> _EXERCISE GOAL_
Leave out the pictures and print only the lines from the one with "Recreate this image" through the one with "17.3, 17.0]", exactly as they are.
>> begin TASK DATA
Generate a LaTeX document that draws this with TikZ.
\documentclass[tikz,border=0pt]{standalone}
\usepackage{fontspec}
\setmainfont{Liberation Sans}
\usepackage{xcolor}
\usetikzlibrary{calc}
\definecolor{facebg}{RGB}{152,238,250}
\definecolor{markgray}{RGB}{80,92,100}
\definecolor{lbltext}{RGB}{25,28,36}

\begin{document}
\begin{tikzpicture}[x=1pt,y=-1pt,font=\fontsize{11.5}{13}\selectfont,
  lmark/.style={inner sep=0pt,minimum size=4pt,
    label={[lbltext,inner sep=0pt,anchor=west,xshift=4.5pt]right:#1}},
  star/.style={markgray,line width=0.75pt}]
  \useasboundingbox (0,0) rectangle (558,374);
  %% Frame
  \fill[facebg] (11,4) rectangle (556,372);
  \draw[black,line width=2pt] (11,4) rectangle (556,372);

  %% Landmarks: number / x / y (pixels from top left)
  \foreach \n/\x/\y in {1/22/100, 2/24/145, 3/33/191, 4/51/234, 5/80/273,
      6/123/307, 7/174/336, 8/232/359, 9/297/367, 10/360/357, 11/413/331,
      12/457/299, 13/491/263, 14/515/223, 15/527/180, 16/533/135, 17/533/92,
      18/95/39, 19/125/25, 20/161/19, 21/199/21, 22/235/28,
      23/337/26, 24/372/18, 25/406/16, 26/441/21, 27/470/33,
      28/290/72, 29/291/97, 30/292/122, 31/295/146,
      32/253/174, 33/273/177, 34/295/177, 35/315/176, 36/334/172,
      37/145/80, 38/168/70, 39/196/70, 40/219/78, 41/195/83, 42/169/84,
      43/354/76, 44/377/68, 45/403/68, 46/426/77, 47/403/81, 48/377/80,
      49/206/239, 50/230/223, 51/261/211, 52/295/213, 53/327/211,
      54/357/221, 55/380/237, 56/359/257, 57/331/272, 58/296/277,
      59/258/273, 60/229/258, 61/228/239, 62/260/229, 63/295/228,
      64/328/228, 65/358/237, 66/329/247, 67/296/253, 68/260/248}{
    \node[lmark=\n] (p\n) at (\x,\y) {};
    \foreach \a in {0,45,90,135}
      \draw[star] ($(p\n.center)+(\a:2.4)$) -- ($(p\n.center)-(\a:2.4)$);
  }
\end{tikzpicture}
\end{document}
>> end TASK DATA
>> begin TASK DATA
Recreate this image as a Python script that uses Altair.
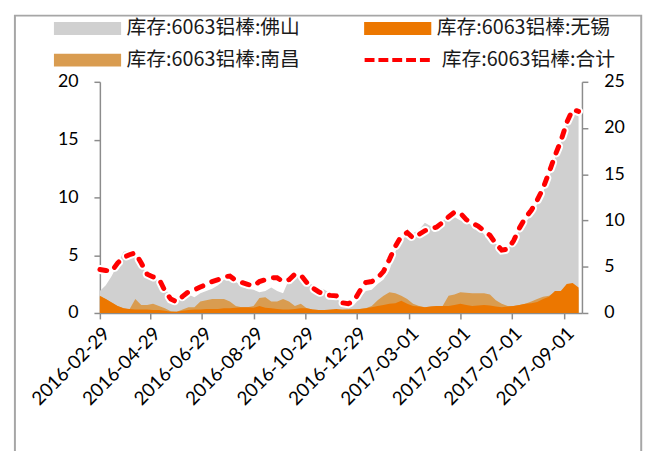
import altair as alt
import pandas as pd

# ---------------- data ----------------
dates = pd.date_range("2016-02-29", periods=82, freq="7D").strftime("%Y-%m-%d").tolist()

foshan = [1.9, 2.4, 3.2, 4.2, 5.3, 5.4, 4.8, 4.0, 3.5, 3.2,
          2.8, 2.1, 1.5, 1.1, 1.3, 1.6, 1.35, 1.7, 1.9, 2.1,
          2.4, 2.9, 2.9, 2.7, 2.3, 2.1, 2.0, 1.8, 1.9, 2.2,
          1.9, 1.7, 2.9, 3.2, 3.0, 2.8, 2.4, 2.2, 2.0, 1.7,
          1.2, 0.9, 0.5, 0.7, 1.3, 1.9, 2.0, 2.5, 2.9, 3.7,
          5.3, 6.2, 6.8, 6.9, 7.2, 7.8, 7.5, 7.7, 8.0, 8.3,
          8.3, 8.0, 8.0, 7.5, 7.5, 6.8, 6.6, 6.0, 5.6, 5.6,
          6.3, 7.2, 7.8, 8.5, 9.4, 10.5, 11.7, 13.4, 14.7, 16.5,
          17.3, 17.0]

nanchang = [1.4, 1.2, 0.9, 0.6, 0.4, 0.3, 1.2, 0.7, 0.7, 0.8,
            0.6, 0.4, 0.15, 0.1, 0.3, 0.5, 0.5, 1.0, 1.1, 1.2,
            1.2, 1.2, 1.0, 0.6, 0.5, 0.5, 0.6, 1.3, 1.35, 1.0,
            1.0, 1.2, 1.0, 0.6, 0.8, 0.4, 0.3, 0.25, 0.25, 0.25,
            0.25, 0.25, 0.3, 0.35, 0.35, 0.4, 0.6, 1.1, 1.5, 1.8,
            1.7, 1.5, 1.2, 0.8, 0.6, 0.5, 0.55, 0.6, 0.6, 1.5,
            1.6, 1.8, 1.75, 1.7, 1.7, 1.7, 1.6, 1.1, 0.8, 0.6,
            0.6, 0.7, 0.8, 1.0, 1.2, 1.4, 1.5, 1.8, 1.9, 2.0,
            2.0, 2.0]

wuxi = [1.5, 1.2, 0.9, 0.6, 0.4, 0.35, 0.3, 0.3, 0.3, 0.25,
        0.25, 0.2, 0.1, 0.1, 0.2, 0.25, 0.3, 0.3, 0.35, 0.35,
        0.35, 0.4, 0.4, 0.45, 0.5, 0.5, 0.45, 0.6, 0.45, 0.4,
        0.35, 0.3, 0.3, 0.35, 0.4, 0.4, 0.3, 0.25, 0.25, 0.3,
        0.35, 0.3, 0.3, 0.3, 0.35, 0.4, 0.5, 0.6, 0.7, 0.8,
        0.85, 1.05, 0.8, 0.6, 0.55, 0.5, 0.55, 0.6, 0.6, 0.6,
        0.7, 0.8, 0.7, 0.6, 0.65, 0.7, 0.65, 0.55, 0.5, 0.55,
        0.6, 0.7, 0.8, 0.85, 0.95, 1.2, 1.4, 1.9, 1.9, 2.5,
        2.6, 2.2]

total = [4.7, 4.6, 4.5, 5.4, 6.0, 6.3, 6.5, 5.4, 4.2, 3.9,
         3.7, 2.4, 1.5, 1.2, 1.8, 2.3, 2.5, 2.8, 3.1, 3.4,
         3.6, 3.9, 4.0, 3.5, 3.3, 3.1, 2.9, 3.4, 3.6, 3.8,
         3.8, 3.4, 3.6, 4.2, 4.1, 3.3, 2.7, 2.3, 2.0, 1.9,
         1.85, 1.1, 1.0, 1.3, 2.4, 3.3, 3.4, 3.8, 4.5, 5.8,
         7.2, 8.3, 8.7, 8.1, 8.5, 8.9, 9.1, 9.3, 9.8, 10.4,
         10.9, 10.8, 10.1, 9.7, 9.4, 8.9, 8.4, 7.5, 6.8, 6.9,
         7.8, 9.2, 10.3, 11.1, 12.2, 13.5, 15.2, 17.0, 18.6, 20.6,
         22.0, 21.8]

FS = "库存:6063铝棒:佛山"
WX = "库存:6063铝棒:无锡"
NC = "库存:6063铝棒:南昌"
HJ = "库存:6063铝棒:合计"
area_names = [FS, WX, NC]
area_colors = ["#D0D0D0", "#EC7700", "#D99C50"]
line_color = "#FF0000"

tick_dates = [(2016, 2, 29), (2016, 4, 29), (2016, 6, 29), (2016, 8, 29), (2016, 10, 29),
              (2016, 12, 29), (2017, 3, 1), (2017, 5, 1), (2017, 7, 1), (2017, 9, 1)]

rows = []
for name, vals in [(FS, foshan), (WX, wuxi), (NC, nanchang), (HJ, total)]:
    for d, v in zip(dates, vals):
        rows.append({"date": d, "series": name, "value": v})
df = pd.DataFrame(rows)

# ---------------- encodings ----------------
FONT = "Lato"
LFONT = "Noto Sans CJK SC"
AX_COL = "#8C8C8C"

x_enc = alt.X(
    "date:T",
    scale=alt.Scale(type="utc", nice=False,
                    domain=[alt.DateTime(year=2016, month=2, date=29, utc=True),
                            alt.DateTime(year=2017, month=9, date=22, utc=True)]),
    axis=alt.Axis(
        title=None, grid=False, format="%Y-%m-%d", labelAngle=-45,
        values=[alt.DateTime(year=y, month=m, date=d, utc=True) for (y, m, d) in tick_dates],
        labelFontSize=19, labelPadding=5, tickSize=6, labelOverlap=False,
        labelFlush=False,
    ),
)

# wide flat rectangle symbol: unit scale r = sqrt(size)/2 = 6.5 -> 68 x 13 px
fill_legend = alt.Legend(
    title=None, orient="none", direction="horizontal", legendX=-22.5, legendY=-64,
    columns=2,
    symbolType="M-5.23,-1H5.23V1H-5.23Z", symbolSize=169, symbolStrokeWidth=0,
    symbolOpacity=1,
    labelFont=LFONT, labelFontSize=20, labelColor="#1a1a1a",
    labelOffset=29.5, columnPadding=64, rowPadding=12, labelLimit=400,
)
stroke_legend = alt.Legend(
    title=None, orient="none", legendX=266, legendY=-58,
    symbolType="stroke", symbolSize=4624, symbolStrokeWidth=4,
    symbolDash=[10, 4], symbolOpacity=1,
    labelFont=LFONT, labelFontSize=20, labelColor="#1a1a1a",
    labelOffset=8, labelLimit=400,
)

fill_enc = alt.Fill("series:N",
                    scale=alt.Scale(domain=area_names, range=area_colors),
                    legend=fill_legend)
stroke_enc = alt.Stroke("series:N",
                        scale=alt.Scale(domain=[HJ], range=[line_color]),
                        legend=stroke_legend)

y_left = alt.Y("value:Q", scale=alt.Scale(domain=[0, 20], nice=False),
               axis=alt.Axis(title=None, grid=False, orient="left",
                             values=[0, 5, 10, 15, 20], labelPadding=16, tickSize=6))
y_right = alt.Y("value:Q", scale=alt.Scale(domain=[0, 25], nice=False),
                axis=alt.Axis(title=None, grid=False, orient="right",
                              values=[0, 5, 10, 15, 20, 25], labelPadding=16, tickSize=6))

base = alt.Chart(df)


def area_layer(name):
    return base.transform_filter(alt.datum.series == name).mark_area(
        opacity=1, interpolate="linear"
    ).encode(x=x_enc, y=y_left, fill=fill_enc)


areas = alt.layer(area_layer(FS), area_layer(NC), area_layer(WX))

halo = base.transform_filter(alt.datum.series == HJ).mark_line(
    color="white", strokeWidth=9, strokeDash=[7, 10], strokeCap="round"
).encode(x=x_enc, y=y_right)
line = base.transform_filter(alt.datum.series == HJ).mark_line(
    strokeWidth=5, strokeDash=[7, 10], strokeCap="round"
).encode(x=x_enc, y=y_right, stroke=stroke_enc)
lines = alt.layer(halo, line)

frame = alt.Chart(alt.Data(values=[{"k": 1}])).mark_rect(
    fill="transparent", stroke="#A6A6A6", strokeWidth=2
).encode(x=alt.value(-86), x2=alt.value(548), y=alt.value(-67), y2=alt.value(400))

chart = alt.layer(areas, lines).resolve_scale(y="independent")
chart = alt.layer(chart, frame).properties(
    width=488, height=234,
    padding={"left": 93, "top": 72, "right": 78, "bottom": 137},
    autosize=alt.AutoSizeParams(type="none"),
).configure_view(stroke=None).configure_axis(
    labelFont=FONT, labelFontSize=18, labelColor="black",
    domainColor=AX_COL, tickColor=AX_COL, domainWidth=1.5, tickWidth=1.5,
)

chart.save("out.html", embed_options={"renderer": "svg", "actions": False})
>> end TASK DATA
> _SOLUTION FOR THIS PROBLEM_
Recreate this image as a Python script that uses Altair.
import altair as alt
import pandas as pd

# ---------------- data ----------------
dates = pd.date_range("2016-02-29", periods=82, freq="7D").strftime("%Y-%m-%d").tolist()

foshan = [1.9, 2.4, 3.2, 4.2, 5.3, 5.4, 4.8, 4.0, 3.5, 3.2,
          2.8, 2.1, 1.5, 1.1, 1.3, 1.6, 1.35, 1.7, 1.9, 2.1,
          2.4, 2.9, 2.9, 2.7, 2.3, 2.1, 2.0, 1.8, 1.9, 2.2,
          1.9, 1.7, 2.9, 3.2, 3.0, 2.8, 2.4, 2.2, 2.0, 1.7,
          1.2, 0.9, 0.5, 0.7, 1.3, 1.9, 2.0, 2.5, 2.9, 3.7,
          5.3, 6.2, 6.8, 6.9, 7.2, 7.8, 7.5, 7.7, 8.0, 8.3,
          8.3, 8.0, 8.0, 7.5, 7.5, 6.8, 6.6, 6.0, 5.6, 5.6,
          6.3, 7.2, 7.8, 8.5, 9.4, 10.5, 11.7, 13.4, 14.7, 16.5,
          17.3, 17.0]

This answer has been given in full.